The case of United States v Bogucki is instructive here. (Full disclosure I’ve worked with the defendant and at the bank in question, though not at the same time. But we are mainly going to quote the judge so that does not really matter.) In that case a senior trader at a large well-known bank lied directly to large a corporate counterparty on a recorded line. The defendant did not dispute this.
As this case concerned activities within the foreign exchange markets, only the barest of regulations applied. These were not registered securities or swaps or even trades on some kind of regulated commodities exchange. They were OTC deals subject to only the most basic of rules.
And eventually the defendant was acquitted with the judge saying:
Here, the Government has pursued a criminal prosecution on the basis of conduct that violated no clear rule or regulation, was not prohibited by the agreements between the parties, and indeed was consistent with the parties’ understanding of the arms-length relationship in which they operated. The Court cannot permit this case to go to the jury on such a basis.
That reference to “agreements between the parties” is to an ISDA agreement which clearly stated that:
This agreement and each transaction have been entered into by each party in reliance only upon its judgment in order to accomplish legitimate business needs. Neither party holds itself out as advising, or any of its employees or agents as having any authority to advise, the other party as to whether or not it should enter into this agreement or any transaction.
While that language is not contained in any of Mango Market’s docs, it pretty well sums up the ethos of the project. Further, Mango is an exchange. Whatever the relationship is between a corporate and a bank, you’d expect the balance to tilt further in favor of the end-user when measured against an exchange. Put simply: if it is legal for a bank to lie to a corporate in a lightly regulated market it is surely legal for a trader to lie to an exchange in an unregulated one.
Goodfellas
If Mango wants to pursue this as an “attack” they are going to need to accept they’ve been operating outside the law for some time and deal with the consequences of that admission. It is also not clear how much that would help.
The “attacker” did not fail to register with the CFTC (or whatever the problem might end up being). Nobody comes after platform users for the platform’s regulatory shortcomings. Nor should they! Imagine the chaos if every depositor at a bank got in trouble when the bank itself was fined for some misdeed. It would be endless.

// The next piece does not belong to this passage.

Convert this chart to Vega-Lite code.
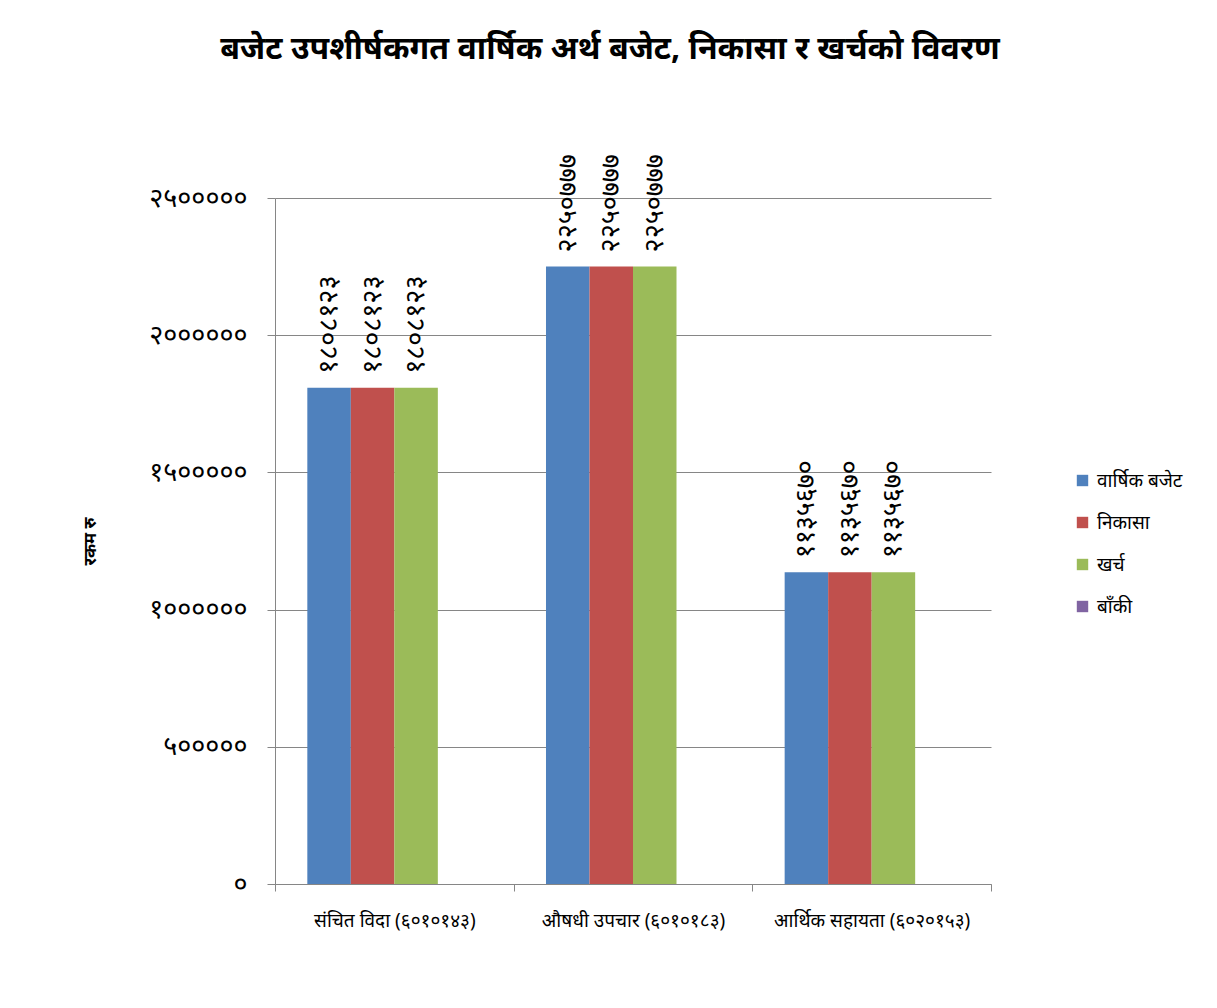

But even if they managed to resolve the regulatory issues and get stronger terms in place it is already too late. Mango wanted to run a permissionless, decentralized system governed solely by the tokenholders. OK. There is a scene in Goodfellas where Henry Hill explains what the Mafia does:
And that’s what it’s all about. That’s what the FBI could never understand. What Paulie and the Organization does is offer protection for people who can’t go to the cops. That’s it. That’s all it is. They’re like the police department for wiseguys.BBQ scene in Goodfellas.
Of course we are not advocating for a similar sort of setup here. The point is simply that if exchanges and the like wish to operate outside existing legal frameworks they had best be prepared to defend themselves without official support. Or, in the words of someone that also had strong views on conduct in the foreign exchange markets:
Put up again thy sword into his place: for all they that take the sword shall perish with the sword.Matthew 26:52
If you want a purely mechanical system based entirely on set-in-stone rules and an ethos of “trust no one” that’s fine. But you’d best be prepared for occasional turbulence.